Fish n' Chips is synonymous with England. That and curry, but fish and chips was first. I've been to a chippy (a fish and chips shop) in England a couple of times and just loved it! Fish and chips in the US is just not the same, it's really hard to find a place that even comes close to a British chippy. In England, the fish fillets we had were huge, about ½ pound each! Over here, all the "fish and chips" I've ever had or seen have been smaller and more like fish sticks.
My boyfriend tells me that plaice is the traditional fish to eat for fish and chips, but his step-father says it is cod. Regardless, I saw cod at the market, so that is what we had.
One thing I was really confused about on one of my trips to England is that I knew they called "fries" "chips" but I saw some restaurants advertise french fries. I found out that, in England, that "french fries" are the thinner version, more like you would get at McDonald's or Burger King. "Chips" are like what we Americans call "steak fries." Chips are "chipped off the potato" instead of "being Frenched" or "being cut in the French manner."
As for the debate of whether to do beer batter or not, I found a recipe from a woman who was from Yorkshire that was for beer batter. I also see boxes of batter at the supermarket for beer batter, so I figured it was traditional. My boyfriend said that he didn't think that he ever had a beer battered one, and I looked online and it seems as though only some places do beer batter. It makes sense since chippies are relatively inexpensive and beer would raise the price.
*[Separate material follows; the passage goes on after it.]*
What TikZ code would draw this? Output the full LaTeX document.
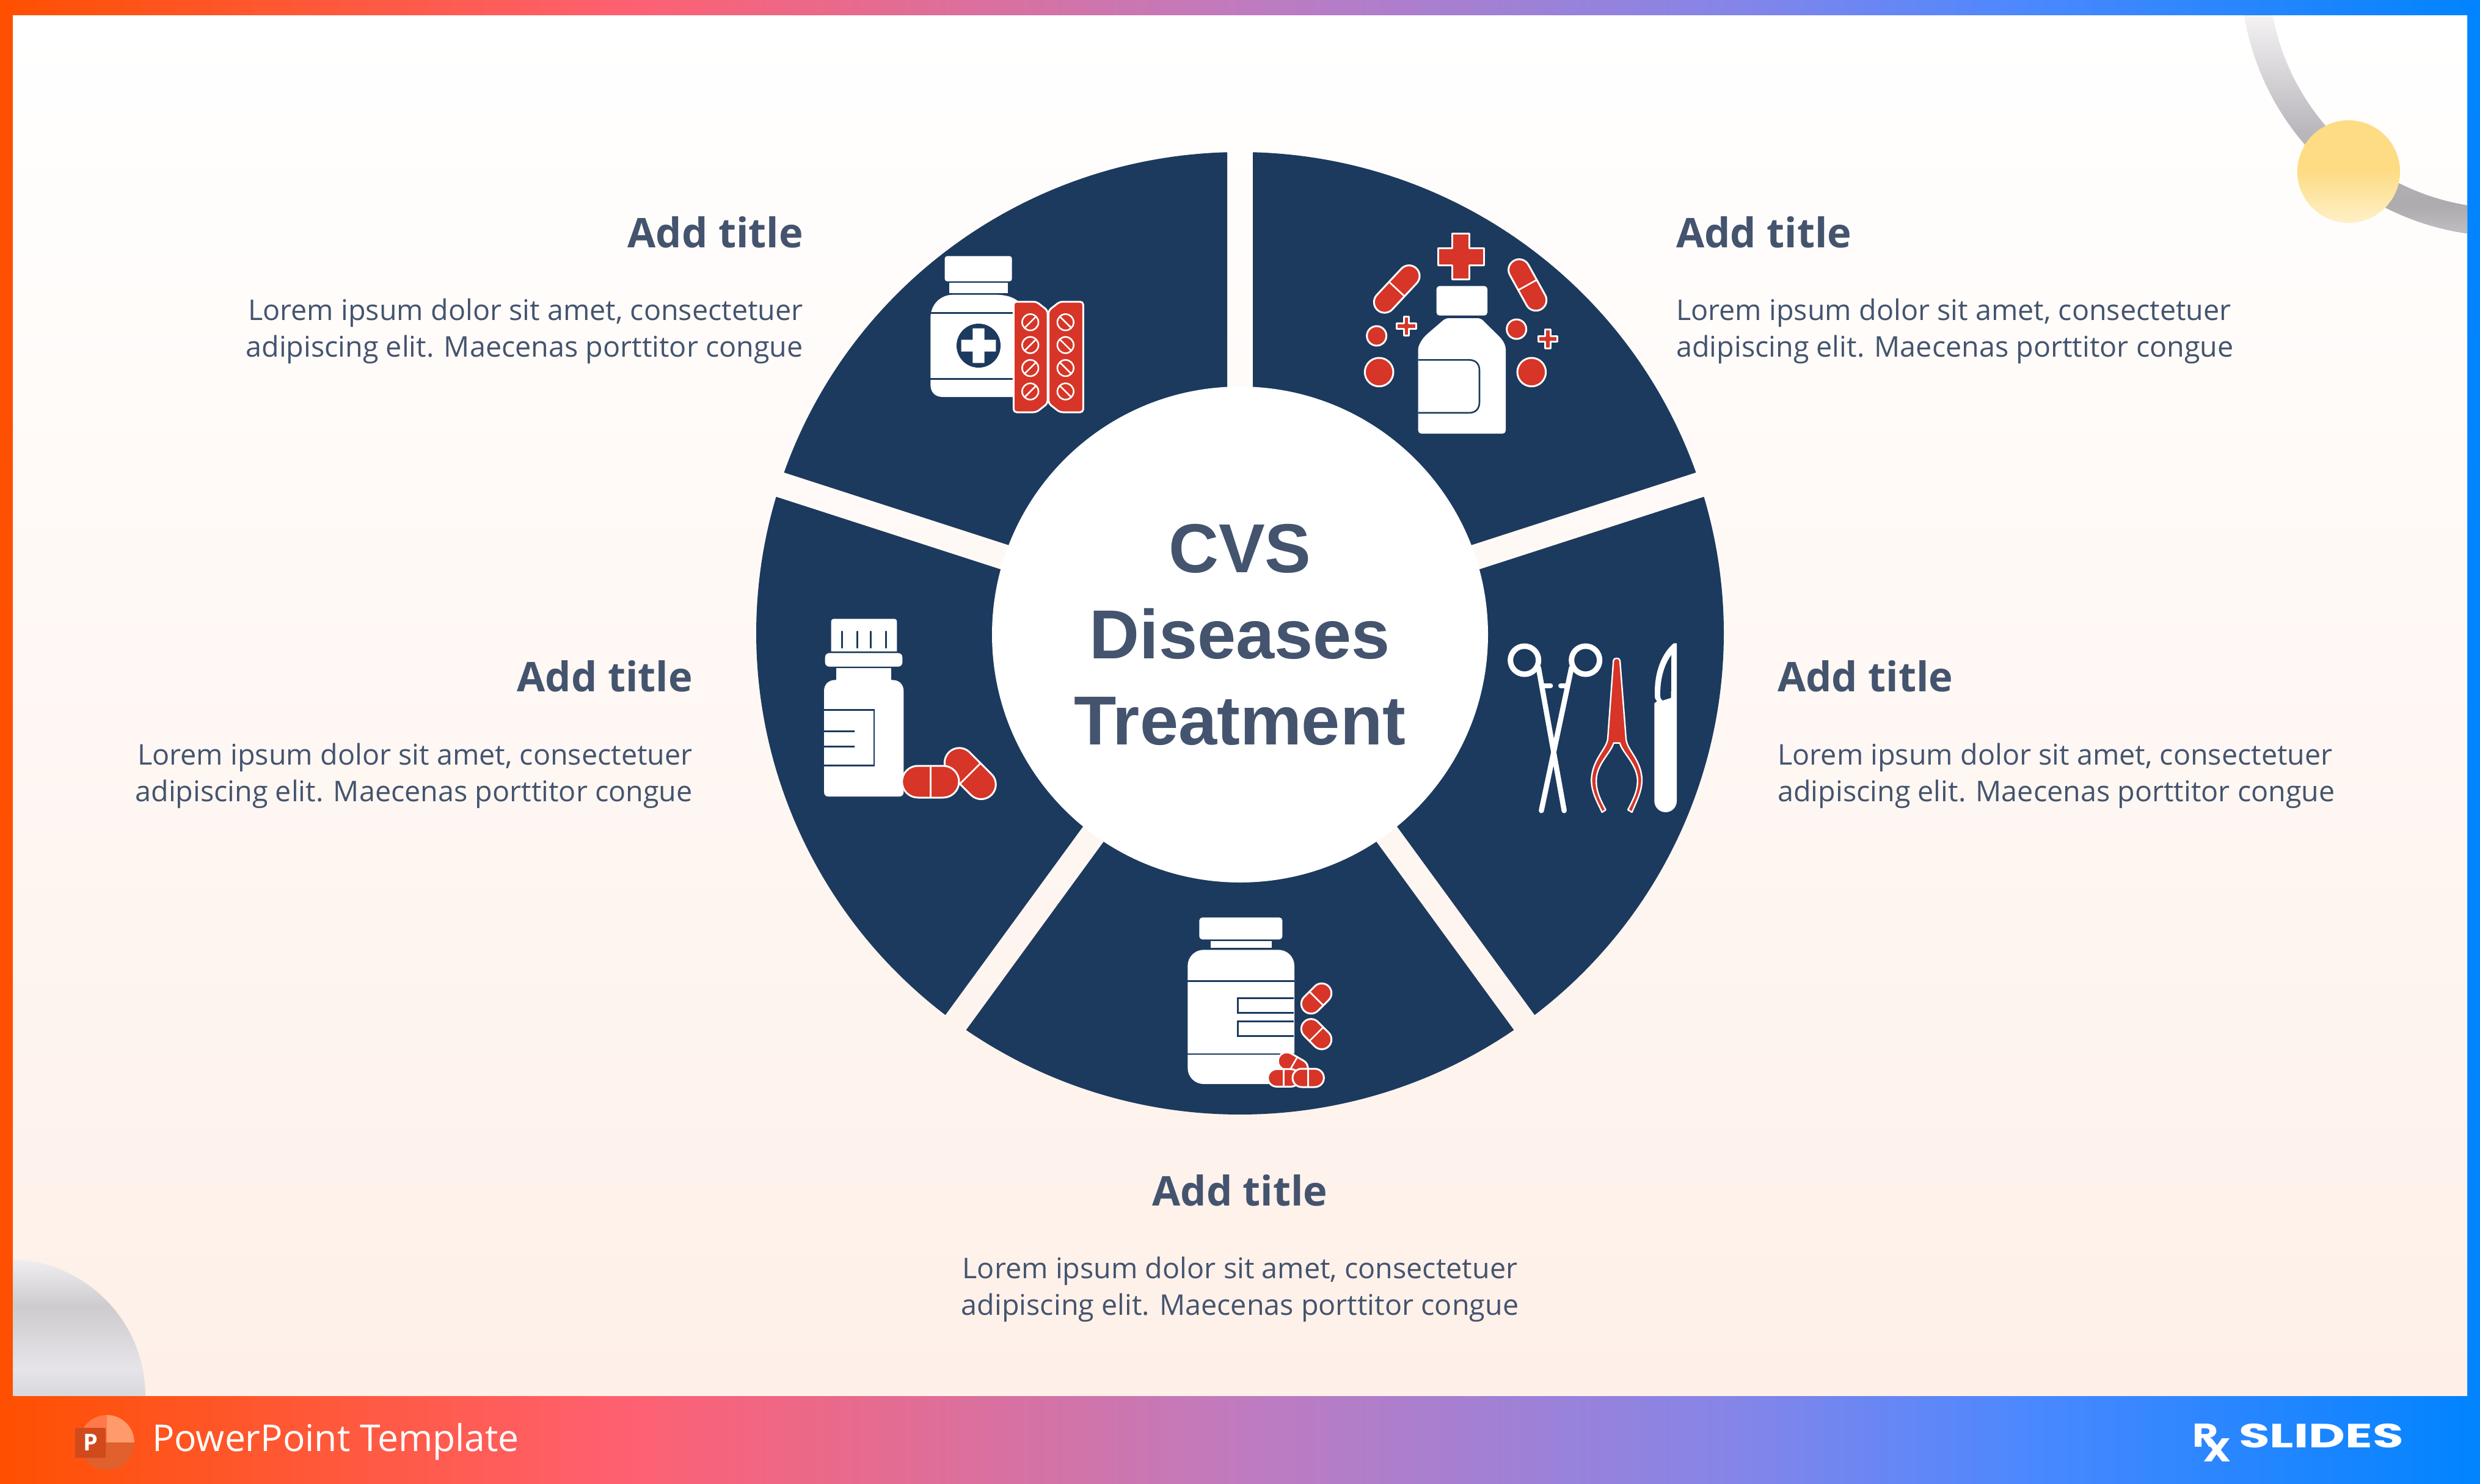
\documentclass[tikz,border=0pt]{standalone}
\usepackage{fontspec}
\usepackage{graphicx}
\setmainfont{Open Sans}
\newfontfamily\footfont{Open Sans}
\newfontfamily\logofont{Poppins}
\newfontfamily\hubfont{Liberation Sans}
\definecolor{navy}{HTML}{1C3A5E}
\definecolor{pillred}{HTML}{D63527}
\definecolor{ink}{HTML}{44546E}
\definecolor{fa}{HTML}{FF5000}
\definecolor{fb}{HTML}{FF6070}
\definecolor{fc}{HTML}{C07BBF}
\definecolor{fd}{HTML}{8585E8}
\definecolor{fe}{HTML}{4A88FF}
\definecolor{ff}{HTML}{0084FF}
\definecolor{pagetop}{HTML}{FFFFFF}
\definecolor{pagebot}{HTML}{FEF0E8}
\definecolor{ra}{HTML}{C0BFC2}
\definecolor{rb}{HTML}{ADABAE}
\definecolor{rc}{HTML}{B9B7BC}
\definecolor{rd}{HTML}{FFFDFD}
\definecolor{da}{HTML}{D8D8DC}
\definecolor{db}{HTML}{E6E4E8}
\definecolor{dc}{HTML}{CDCBCE}
\definecolor{dd}{HTML}{F0EEF0}
\definecolor{suna}{HTML}{FDDC84}
\definecolor{sunb}{HTML}{FEF0C8}
\definecolor{ppta}{HTML}{FF9A6A}
\definecolor{pptb}{HTML}{FF7A4A}
\definecolor{pptc}{HTML}{E0602E}
\definecolor{pptd}{HTML}{D04A1C}
\pgfdeclarehorizontalshading{frameshade}{100bp}{color(0bp)=(fa); color(25bp)=(fa); color(37.5bp)=(fb); color(50bp)=(fc); color(60bp)=(fd); color(66bp)=(fe); color(75bp)=(ff); color(100bp)=(ff)}
\pgfdeclareverticalshading{ringshade}{100bp}{color(0bp)=(ra); color(25bp)=(ra); color(30.7bp)=(rb); color(44.7bp)=(rc); color(70.7bp)=(rd); color(100bp)=(rd)}
\pgfdeclareverticalshading{domeshade}{100bp}{color(0bp)=(da); color(25bp)=(da); color(35bp)=(db); color(58bp)=(dc); color(75bp)=(dd); color(100bp)=(dd)}
\pgfdeclareverticalshading{sunshade}{100bp}{color(0bp)=(sunb); color(25bp)=(sunb); color(50bp)=(suna); color(100bp)=(suna)}
\tikzset{
  bodytext/.style={text=ink,font=\fontsize{46.7}{60}\selectfont,inner sep=0pt},
  titletext/.style={text=ink,font=\fontsize{67}{80}\bfseries\selectfont,inner sep=0pt},
  redshape/.style={fill=pillred,draw=white,line width=3pt,line join=round},
  navyline/.style={draw=navy,line width=2.6pt},
  iconwhite/.style={fill=white,draw=none},
  whiteline/.style={draw=white,line width=2.6pt}
}
% capsule: cx cy angle half-straight radius
\newcommand{\capsule}[5]{%
\begin{scope}[shift={(#1,#2)},rotate=#3]
\path[redshape] (-#4,-#5) arc[start angle=-90,end angle=-270,radius=#5] -- (#4,#5) arc[start angle=90,end angle=-90,radius=#5] -- cycle;
\draw[whiteline] (0,-#5) -- (0,#5);
\end{scope}}
% plus sign: [style] cx cy half arm
\newcommand{\plusmark}[5][redshape]{%
\begin{scope}[shift={(#2,#3)}]
\path[#1] (-#5,-#4) -- (#5,-#4) -- (#5,-#5) -- (#4,-#5) -- (#4,#5) -- (#5,#5) -- (#5,#4) -- (-#5,#4) -- (-#5,#5) -- (-#4,#5) -- (-#4,-#5) -- (-#5,-#5) -- cycle;
\end{scope}}
\newcommand{\tablet}[3]{%
\begin{scope}[shift={(#1,#2)}]
\draw[whiteline] (0,0) circle (40);
\draw[whiteline] ({#3*28},-28) -- ({-#3*28},28);
\end{scope}}
\begin{document}
\begin{tikzpicture}[x=1pt,y=1pt,yscale=-1]
\useasboundingbox (0,0) rectangle (4060,2430);
% frame and page
\path[shading=frameshade] (0,0) rectangle (4060,2430);
\path[top color=pagetop,bottom color=pagebot] (21,26) rectangle (4039,2285);
% corner decorations
\begin{scope}
\clip (21,26) rectangle (4039,2285);
\path[shading=ringshade] (4101,-46) ++(175:433) arc[start angle=175,end angle=95,radius=433] -- ++(95:-46) arc[start angle=95,end angle=175,radius=387] -- cycle;
\path[shading=domeshade] (238,2286) arc[start angle=0,end angle=-90,radius=224] -- (14,2286) -- cycle;
\end{scope}
\path[shading=sunshade] (3845,281) circle (84);
% wheel
\begin{scope}[shift={(2030,1037)},yscale=0.995]
\foreach \g in {-90,-18,54,126,198}{
  \pgfmathsetmacro{\m}{\g+36}
  \pgfmathsetmacro{\a}{\g+1.52}
  \pgfmathsetmacro{\b}{\g+70.48}
  \fill[navy] (\m:35.7) -- (\a:792) arc[start angle=\a,end angle=\b,radius=792] -- cycle;
}
\end{scope}
\node[circle,fill=white,minimum size=812pt,inner sep=0pt,align=center,text=ink,font=\hubfont\fontsize{113.5}{141}\bfseries\selectfont] (hub) at (2030,1039) {CVS\\Diseases\\Treatment};
% texts
\node[titletext,anchor=east] (t1) at (1315,380) {Add title};
\node[bodytext,anchor=east,align=right] (b1) at (1315,542) {Lorem ipsum dolor sit amet, consectetuer\\adipiscing elit. Maecenas porttitor congue};
\node[titletext,anchor=west] (t2) at (2744,380) {Add title};
\node[bodytext,anchor=west,align=left] (b2) at (2744,542) {Lorem ipsum dolor sit amet, consectetuer\\adipiscing elit. Maecenas porttitor congue};
\node[titletext,anchor=east] (t3) at (1134,1107) {Add title};
\node[bodytext,anchor=east,align=right] (b3) at (1134,1270) {Lorem ipsum dolor sit amet, consectetuer\\adipiscing elit. Maecenas porttitor congue};
\node[titletext,anchor=west] (t4) at (2910,1107) {Add title};
\node[bodytext,anchor=west,align=left] (b4) at (2910,1270) {Lorem ipsum dolor sit amet, consectetuer\\adipiscing elit. Maecenas porttitor congue};
\node[titletext] (t5) at (2030,1949) {Add title};
\node[bodytext,align=center] (b5) at (2030,2111) {Lorem ipsum dolor sit amet, consectetuer\\adipiscing elit. Maecenas porttitor congue};
% icon top right
\begin{scope}[shift={(2150,340)},scale=1/3]
\path[iconwhite,rounded corners=5pt] (605,385) rectangle (855,530);
\path[iconwhite,rounded corners=5pt] (650,543) -- (822,543) -- (905,625) .. controls (935,655) and (945,680) .. (945,710) -- (945,1110) -- (515,1110) -- (515,710) .. controls (515,680) and (530,650) .. (560,620) -- cycle;
\draw[navyline] (515,748) -- (765,748) .. controls (800,748) and (816,770) .. (816,800) -- (816,955) .. controls (816,985) and (800,1008) .. (765,1008) -- (515,1008);
\plusmark{725}{240}{112}{42}
\plusmark{457}{582}{47}{13}
\plusmark{1152}{645}{47}{13}
\capsule{410}{400}{-47}{88}{52}
\capsule{1052}{380}{61}{85}{52}
\path[redshape] (311,630) circle (48);
\path[redshape] (323,808) circle (70);
\path[redshape] (998,597) circle (48);
\path[redshape] (1072,808) circle (70);
\end{scope}
% icon top left
\begin{scope}[shift={(1480,380)},scale=1/3]
\path[iconwhite,rounded corners=4pt] (200,118) rectangle (530,242);
\path[iconwhite] (222,250) rectangle (510,300);
\path[iconwhite] (240,308) -- (450,308) .. controls (510,308) and (550,325) .. (570,350) -- (540,810) -- (190,810) .. controls (150,810) and (130,785) .. (130,750) -- (130,420) .. controls (130,360) and (175,308) .. (240,308) -- cycle;
\draw[navyline] (132,397) -- (535,397);
\draw[navyline] (130,722) -- (535,722);
\fill[navy] (366,558) circle (108);
\plusmark[iconwhite]{366}{558}{85}{29}
\path[redshape,rounded corners=5pt] (538,342) -- (650,342) -- (705,385) -- (705,842) -- (650,885) -- (538,885) -- cycle;
\path[redshape,rounded corners=5pt] (880,342) -- (765,342) -- (710,385) -- (710,842) -- (765,885) -- (880,885) -- cycle;
\foreach \y in {443,555,668,783}{
  \tablet{620}{\y}{1}
  \tablet{793}{\y}{-1}
}
\end{scope}
% icon right: surgical tools
\begin{scope}[shift={(2430,1020)},scale=1/3]
\draw[white,line width=9pt] (197,183) circle (69);
\draw[white,line width=9pt] (497,183) circle (69);
\draw[white,line width=8.5pt,line cap=round] (266,220) -- (392,922);
\draw[white,line width=8.5pt,line cap=round] (428,220) -- (280,922);
\draw[white,line width=8pt,line cap=round] (295,308) -- (325,308);
\draw[white,line width=8pt,line cap=round] (375,308) -- (405,308);
\path[redshape,line width=2.4pt] (634,185) .. controls (634,170) and (666,170) .. (666,185) -- (696,570) .. controls (700,625) and (770,670) .. (774,770) .. controls (774,830) and (745,880) .. (725,930) -- (705,918) .. controls (735,860) and (755,820) .. (752,765) .. controls (745,690) and (680,640) .. (665,590) -- (635,590) .. controls (620,640) and (555,690) .. (550,765) .. controls (547,820) and (565,860) .. (596,918) -- (578,930) .. controls (555,880) and (525,830) .. (526,770) .. controls (530,670) and (600,620) .. (606,570) -- cycle;
\path[iconwhite] (945,100) -- (945,875) arc[start angle=0,end angle=180,radius=55] -- (835,395) -- (848,385) -- (838,370) .. controls (830,250) and (870,150) .. (930,100) -- cycle;
\fill[navy] (918,158) .. controls (880,210) and (860,290) .. (865,368) -- (875,381) -- (917,368) -- cycle;
\end{scope}
% icon bottom
\begin{scope}[shift={(1900,1480)},scale=1/3]
\path[iconwhite,rounded corners=5pt] (190,67) rectangle (598,175);
\path[iconwhite] (245,183) rectangle (545,217);
\path[iconwhite,rounded corners=26pt] (133,226) rectangle (657,885);
\draw[navyline] (133,380) -- (657,380);
\draw[navyline] (133,738) -- (657,738);
\draw[navyline,line width=3pt] (655,462) -- (380,462) -- (380,535) -- (655,535);
\draw[navyline,line width=3pt] (655,577) -- (380,577) -- (380,650) -- (655,650);
\capsule{765}{465}{-45}{37}{48}
\capsule{765}{640}{45}{37}{48}
\capsule{650}{790}{30}{35}{43}
\capsule{605}{855}{0}{35}{43}
\capsule{725}{855}{0}{32}{45}
\end{scope}
% icon left
\begin{scope}[shift={(1320,990)},scale=1/3]
\path[iconwhite] (122,230) -- (122,85) .. controls (122,75) and (127,70) .. (137,70) -- (430,70) .. controls (440,70) and (445,75) .. (445,85) -- (445,230) -- cycle;
\foreach \x in {175,250,317,392}{\draw[navyline,line cap=round] (\x,132) -- (\x,212);}
\path[iconwhite,rounded corners=7pt] (92,238) rectangle (472,305);
\path[iconwhite] (147,313) rectangle (418,380);
\path[iconwhite] (87,425) .. controls (87,390) and (110,370) .. (145,370) -- (420,370) .. controls (455,370) and (478,390) .. (478,425) -- (478,920) .. controls (478,935) and (470,943) .. (455,943) -- (110,943) .. controls (95,943) and (87,935) .. (87,920) -- cycle;
\draw[navyline] (87,517) -- (333,517) -- (333,790) -- (87,790);
\draw[navyline,line cap=round] (87,622) -- (235,622);
\draw[navyline,line cap=round] (87,697) -- (235,697);
\capsule{805}{830}{45}{76}{72}
\capsule{610}{870}{0}{62}{78}
\end{scope}
% footer
\begin{scope}
\fill[pptb] (175,2362) -- (175,2317) arc[start angle=-90,end angle=-180,radius=45] -- cycle;
\fill[ppta] (175,2362) -- (175,2317) arc[start angle=-90,end angle=0,radius=45] -- cycle;
\fill[pptc] (130,2362) arc[start angle=180,end angle=0,radius=45] -- cycle;
\fill[pptd,rounded corners=2pt] (123,2338) rectangle (173,2387);
\end{scope}
\node[text=white,inner sep=0pt,font=\fontsize{38}{38}\bfseries\selectfont] (ppt) at (148,2362) {P};
\node[text=white,anchor=base west,inner sep=0pt,font=\footfont\fontsize{60.5}{60}\selectfont] (foot) at (249,2376) {PowerPoint Template};
\node[text=white,anchor=base west,inner sep=0pt,font=\logofont\fontsize{54}{54}\bfseries\selectfont] (logorx) at (3589,2369) {\scalebox{1.2}[1]{R}\kern-25pt\raisebox{-24pt}{\scalebox{1.2}[1]{X}}};
\node[text=white,anchor=base west,inner sep=0pt,font=\logofont\fontsize{55}{55}\bfseries\selectfont] (logos) at (3665,2370) {\scalebox{1.5}[1]{SLIDES}};
\end{tikzpicture}
\end{document}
We both loved this meal, although neither of us are beer fans so I don't think I'll do a beer batter next time. There was just too much of a beer taste for us. I used a Newcastle Ale for the beer since that is from England.
We both LOVED the chips! I didn't have a mandoline or Vslicer, so I just used my chef's knife, which was perfectly fine for chips. I soaked them in water for about an hour to get rid of some excess starch and then did a double frying method. The chips turned out perfect! Lee couldn't stop eating them. I thought I made too many chips (six or seven russet potatoes go a long way!), but it turns out we didn't really have leftovers.
To fry or not to fry...Fry!! Baking won't give the same taste as frying. Also, according to Alton Brown, if you do the frying correctly you don't get in much extra fat anyway. As he explains, the moisture in the food is trying to get out and there is no room for the fat to go in. It's only once the moisture in the food is gone that it begins to absorb the oil. If done correctly, the food should absorb no more than a tablespoon for the entire dish!
As for the oil and frying method, I used canola oil because it doesn't add a lot of strange flavor to the food. When first making mozzarella sticks, I used vegetable oil, but I could taste the oil too much. I switched to canola and it soon became my favorite oil for frying. I didn't manage to get the oil up to the recommended temperature, but the oil got plenty hot enough and the chips turned out perfect anyway. I think the oil got up to 350°F in the end, but for most of the cooking the temp was in the high 200s.
One more tip, when beginning the process, turn on the kitchen fan and/or open some windows, otherwise your home will start to smell like a chippy. It's one thing to taste like a chippy, a completely different thing to smell like one!
I am rating this dish as a 4 out of 5 just because we would prefer it without the beer batter.
Beer Batter Fish and Chips
~3lbs. russet potatoes (or other good frying potato)
1 gallon mild oil such as canola
2 lbs cod fillets (you can sub either haddock or plaice)
6 oz. all-purpose flour + a bit extra for coating the fish
1 teaspoon baking soda
8 oz. beer
juice of ½ a lemon
salt
pepper
- Place oil in a dutch oven or fryer. My 6.5 quart dutch oven held a gallon. Leave about 1½ inches at the top to allow for oil bubbling.
- Scrub, peel, and thickly cut potatoes. Place in water to soak for about an hour.
- When oil reaches approximately 320°F, remove potatoes from water and dry. Carefully drop potatoes in oil one by one. Do small batches so the chips don't crowd. To safely drop in chips, hold by the end and only let go when the potato is mostly submerged. Cook for about 3 minutes or until soft, but not browned. Allow to sit on a cooling rack placed on top of a baking sheet.
- When potatoes are finished with the first fry, prepare the fish for frying. Coat them in the flour, shake off the excess, and coat in the batter. When thoroughly coated, slowly submerge the fish in the oil. Do not just drip the fish in the oil or the batter cannot set and it may stick to other parts of the fish. Cook for about 6-10 minutes or until golden brown. Remove to cooling rack and sprinkle with lemon juice. Place in oven at warm setting.
- Raise the temperature of the oil to approximately 375°F. In small batches, fry the potatoes in the same manner as before for about 3-5 minutes or until golden brown. Remove to the cooling rack and salt.
- Serve with malt vinegar and ketchup.